Propos recueillis par Martin
Permettez-moi, amis lecteurs, de faire en ce jour une petite entorse à la règle tacite qui veut que chaque message de ce blog corresponde à une actualité de ma vie de cinéphile. Je crois possible d'imaginer que vous ne le regretterez pas. Si ma chronique est un peu datée, elle ne me paraît pas périmée pour autant et elle vous permettra donc de mieux connaître le travail d'un cinéaste déjà évoqué ici, Jacques Cluzaud, le co-réalisateur - avec Monsieur Jacques Perrin - du somptueux Océans. J'ai fait cette interview que je présente ici. C'était pour parution dans un magazine, en novembre 2009. Hissez avec nous la grand-voile: ma plume virtuelle remonte le temps...
En étudiant votre parcours, on constate que vous connaissiez Jacques Perrin avant ce film, pour avoir collaboré sur Le peuple migrateur.
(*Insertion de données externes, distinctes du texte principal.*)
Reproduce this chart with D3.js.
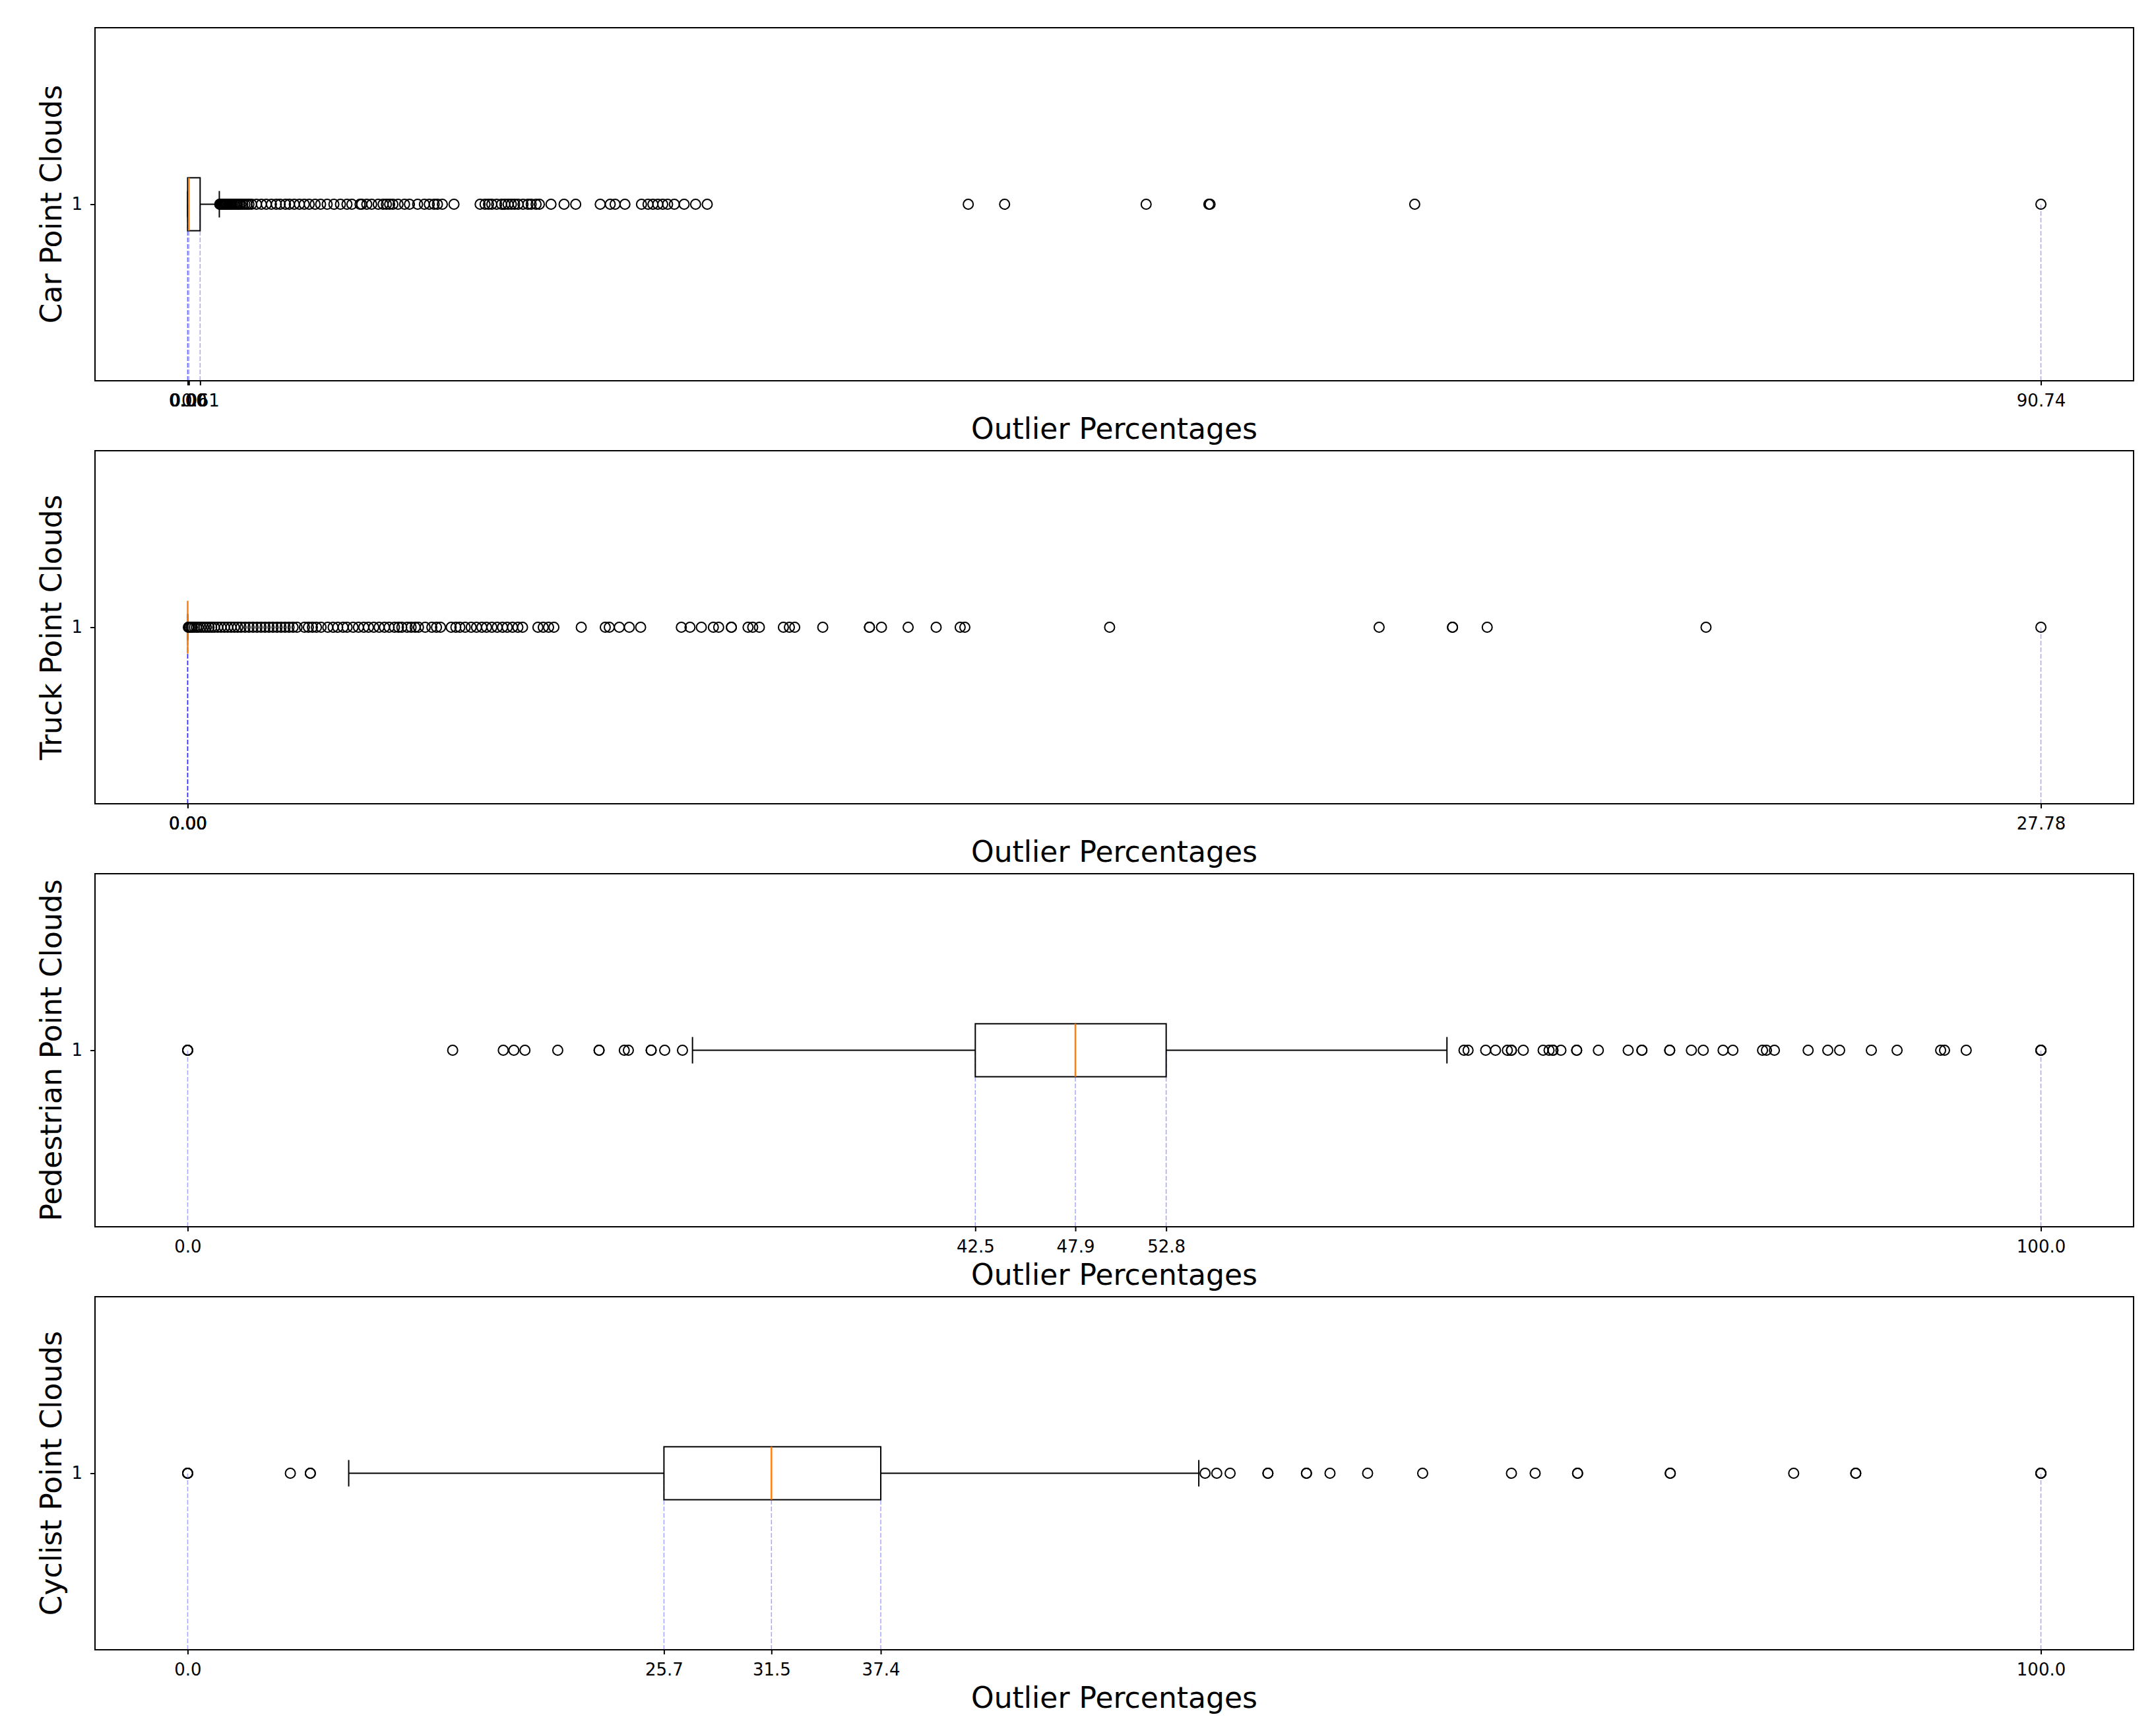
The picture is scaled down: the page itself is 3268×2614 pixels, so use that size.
<!DOCTYPE html>
<meta charset="utf-8">
<script src="https://d3js.org/d3.v7.min.js"></script>
<style>
  body { margin: 0; background: #fff; }
  text { font-family: "DejaVu Sans", sans-serif; }
</style>
<body>
  <div id="chart"></div>
</body>
<script>

  // box stats per class: [min, q1, median, q3, max]  (ticks are placed at these)
  const classes = ["Car", "Truck", "Pedestrian", "Cyclist"];
  const carStats = [0, 0, 0.06, 0.61, 90.74];
  const truckStats = [0, 0, 0, 0, 27.78];
  const pedStats = [0, 42.5, 47.9, 52.8, 100];
  const cycStats = [0, 25.7, 31.5, 37.4, 100];

  // whisker ends [low, high]
  const carWhiskers = [0, 1.55];
  const truckWhiskers = [0, 0];
  const pedWhiskers = [27.24, 67.95];
  const cycWhiskers = [8.69, 54.56];

  // tick labels, same order as the stats
  const carTicks = ["0.00", "0.00", "0.06", "0.61", "90.74"];
  const truckTicks = ["0.00", "0.00", "0.00", "0.00", "27.78"];
  const pedTicks = ["0.0", "42.5", "47.9", "52.8", "100.0"];
  const cycTicks = ["0.0", "25.7", "31.5", "37.4", "100.0"];

  // outliers (fliers)
  const carFliers = [1.57,1.6,1.62,1.65,1.68,1.7,1.73,1.76,1.8,1.83,1.86,1.9,1.95,2.0,2.05,2.1,2.16,2.22,2.3,2.38,
    2.45,2.53,2.6,2.7,2.8,2.9,3.0,3.13,3.37,3.61,3.85,4.10,4.34,4.53,4.79,4.98,5.22,5.47,5.71,5.95,6.24,6.51,6.83,
    7.16,7.48,7.80,8.04,8.44,8.52,8.77,9.01,9.33,9.57,9.73,9.89,10.05,10.30,10.62,10.86,11.26,11.59,11.83,12.07,
    12.23,12.47,13.04,14.32,14.56,14.73,14.89,15.13,15.37,15.53,15.69,15.85,16.01,16.18,16.42,16.66,16.82,17.06,
    17.22,17.79,18.43,19.00,20.20,20.69,20.93,21.41,22.22,22.54,22.78,23.02,23.26,23.50,23.83,24.31,24.87,25.44,
    38.22,40.0,46.93,50.0,50.06,60.08,90.74];
  const truckFliers = [0.01,0.02,0.03,0.05,0.07,0.1,0.13,0.16,0.2,0.24,0.28,0.32,0.36,0.4,0.45,0.5,0.55,0.6,0.65,
    0.7,0.75,0.8,0.86,0.92,0.98,1.04,1.1,1.16,1.22,1.28,1.34,1.4,1.46,1.52,1.58,1.64,1.75,1.81,1.87,1.93,2.00,2.10,
    2.18,2.25,2.33,2.39,2.48,2.56,2.64,2.71,2.79,2.87,2.95,3.02,3.10,3.16,3.21,3.29,3.35,3.41,3.46,3.56,3.66,3.73,
    3.79,3.95,4.02,4.08,4.16,4.25,4.33,4.41,4.48,4.56,4.64,4.72,4.79,4.87,4.95,5.02,5.25,5.33,5.41,5.49,5.9,6.26,
    6.32,6.47,6.62,6.79,7.40,7.53,7.70,7.88,7.96,8.15,8.15,8.40,8.47,8.57,8.93,9.02,9.10,9.52,10.22,10.22,10.40,
    10.80,11.22,11.58,11.65,13.82,17.86,18.96,18.96,19.48,22.76,27.78];
  const pedFliers = [0,0,0,14.30,17.03,17.60,18.20,19.97,22.20,22.20,23.56,23.78,25.01,25.01,25.74,26.70,
    68.87,69.09,70.04,70.57,71.21,71.43,71.43,72.07,73.14,73.46,73.67,73.67,74.10,74.95,74.95,76.12,77.73,78.47,
    78.47,79.97,79.97,81.14,81.78,82.85,83.38,84.98,85.19,85.62,87.44,88.50,89.14,90.85,92.24,94.59,94.80,95.97,
    100,100,100];
  const cycFliers = [0,0,0,5.54,6.62,6.62,54.9,55.53,56.25,58.29,58.29,60.37,60.37,61.64,63.67,66.64,71.43,72.71,
    75.0,75.0,80.0,80.0,86.66,90.01,90.01,100,100,100];

  const panels = [
    {name: classes[0], stats: carStats, whisk: carWhiskers, ticks: carTicks, fliers: carFliers},
    {name: classes[1], stats: truckStats, whisk: truckWhiskers, ticks: truckTicks, fliers: truckFliers},
    {name: classes[2], stats: pedStats, whisk: pedWhiskers, ticks: pedTicks, fliers: pedFliers},
    {name: classes[3], stats: cycStats, whisk: cycWhiskers, ticks: cycTicks, fliers: cycFliers}
  ];

  const W = 3268, H = 2614;
  const left = 144, width = 3090, height = 535, top0 = 42, step = 641;

  const svg = d3.select("#chart").append("svg")
    .attr("width", W).attr("height", H)
    .style("background", "#fff");

  panels.forEach(function(p, i) {
    const g = svg.append("g")
      .attr("transform", `translate(${left},${top0 + i * step})`);

    const ext = d3.extent(p.fliers.concat(p.stats));
    const pad = (ext[1] - ext[0]) * 0.05;
    const x = d3.scaleLinear().domain([ext[0] - pad, ext[1] + pad]).range([0, width]);
    const y = d3.scaleLinear().domain([0.5, 1.5]).range([height, 0]);

    const boxW = 0.15;

    // dashed guide lines from the axis up to the box centre
    g.selectAll(".guide")
      .data(p.stats)
      .join("line")
        .attr("x1", d => x(d)).attr("x2", d => x(d))
        .attr("y1", y(0.5)).attr("y2", y(1))
        .style("stroke", "rgba(0,0,255,0.35)")
        .style("stroke-width", 1.5)
        .style("stroke-dasharray", "7,3");

    // whiskers
    g.append("line")
      .attr("x1", x(p.whisk[0])).attr("x2", x(p.stats[1]))
      .attr("y1", y(1)).attr("y2", y(1))
      .style("stroke", "#000").style("stroke-width", 2);
    g.append("line")
      .attr("x1", x(p.stats[3])).attr("x2", x(p.whisk[1]))
      .attr("y1", y(1)).attr("y2", y(1))
      .style("stroke", "#000").style("stroke-width", 2);
    g.selectAll(".cap")
      .data(p.whisk)
      .join("line")
        .attr("x1", d => x(d)).attr("x2", d => x(d))
        .attr("y1", y(1 - boxW / 4)).attr("y2", y(1 + boxW / 4))
        .style("stroke", "#000").style("stroke-width", 2);

    // box
    g.append("rect")
      .attr("x", x(p.stats[1]))
      .attr("width", x(p.stats[3]) - x(p.stats[1]))
      .attr("y", y(1 + boxW / 2))
      .attr("height", y(1 - boxW / 2) - y(1 + boxW / 2))
      .style("fill", "none").style("stroke", "#000").style("stroke-width", 2);

    // median
    g.append("line")
      .attr("x1", x(p.stats[2])).attr("x2", x(p.stats[2]))
      .attr("y1", y(1 + boxW / 2)).attr("y2", y(1 - boxW / 2))
      .style("stroke", "#ff7f0e").style("stroke-width", 2.5);

    // fliers
    g.selectAll(".flier")
      .data(p.fliers)
      .join("circle")
        .attr("cx", d => x(d)).attr("cy", y(1)).attr("r", 7.5)
        .style("fill", "none").style("stroke", "#000").style("stroke-width", 2);

    // x axis
    const xa = g.append("g")
      .attr("transform", `translate(0,${height})`)
      .call(d3.axisBottom(x).tickValues(p.stats)
        .tickFormat((d, k) => p.ticks[k]).tickSize(7).tickPadding(14));
    xa.select(".domain").remove();
    xa.selectAll("line").style("stroke-width", 2);
    xa.selectAll("text").style("font-size", "26px").style("font-family", "DejaVu Sans");

    // y axis
    const ya = g.append("g")
      .call(d3.axisLeft(y).tickValues([1]).tickFormat(d3.format("d")).tickSize(7).tickPadding(12));
    ya.select(".domain").remove();
    ya.selectAll("line").style("stroke-width", 2);
    ya.selectAll("text").style("font-size", "26px").style("font-family", "DejaVu Sans");

    // frame
    g.append("rect")
      .attr("width", width).attr("height", height)
      .style("fill", "none").style("stroke", "#000").style("stroke-width", 2);

    // labels
    g.append("text")
      .attr("x", width / 2).attr("y", height + 88)
      .attr("text-anchor", "middle")
      .style("font-size", "44px")
      .text("Outlier Percentages");

    g.append("text")
      .attr("transform", `translate(${93 - left},${height / 2}) rotate(-90)`)
      .attr("text-anchor", "middle")
      .style("font-size", "44px")
      .text(p.name + " Point Clouds");
  });

</script>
Comment vous êtes-vous rencontrés ?
La première fois remonte à 1986. Jacques produisait une série de films intitulée Médecins du monde. Plusieurs réalisateurs de cinéma y ont participé et, parmi eux, Alain Corneau, dont j'étais le premier assistant. Ensuite, nous nous sommes à nouveau croisés quand il produisait un film sur le Vietnam. Je terminais alors ma carrière d'assistant sur Indochine, le film de Régis Wargnier. Le peuple migrateur a finalement été tourné courant 1999. Et donc treize ans après que nous avons fait connaissance...
Océans s'inscrit-il dans la lignée de ce précédent film ?
Pas vraiment. Certes, il s'inscrit dans une série de films naturalistes que, depuis Le peuple singe, Jacques a produits en parallèle avec toutes ses oeuvres de fiction. Dans cette série, il y a Microcosmos, Himalaya aussi, d'une certaine façon, et donc Le peuple migrateur. Cela dit, Océans comporte un certain nombre d'éléments qui en font autre chose qu'un film naturaliste.
Lesquels, par exemple ?
D'abord, il ne s'agit pas d'un film complètement animalier. Il montre l'océan dans tous ses états, avec les créatures marines, mais également la force des éléments, la vision des satellites, celle des explorateurs, les massacres commis en mer... beaucoup d'aspects différents. Il y a aussi une forme particulière, avec des personnages, qu'interprètent Jacques et son fils Lancelot. Notre idée, c'est de partir de cet enfant qui demanderait ce qu'est l'océan et de le lui raconter, non pas à partir d'un texte et d'explications, mais avec des images et des sons créant une émotion directe. Il y a quelque chose d'incarné: le personnage joué par Jacques évoque ce qui s'est passé durant la durée de sa vie. L'enfant, lui, reçoit cette planète détériorée, mais attention: le propos est loin d'être désespéré !
Un mot sur Monaco. Le film y a été présenté et la Fondation Albert II figure parmi vos partenaires. Pourquoi ?
C'est là un aspect de production: Jacques répondrait mieux que moi. À ma connaissance, le contact a d'abord été établi par un biais scientifique. Avant la projection d'Océans à Monaco, on a pu découvrir un autre film sur les actions de la Fondation. Ce qui m'a alors frappé, c'est de constater que nos problématiques sont extrêmement proches.
Deux années de mise en place, quatre de tournage: on imagine qu'Océans a aussi été un grand défi technologique...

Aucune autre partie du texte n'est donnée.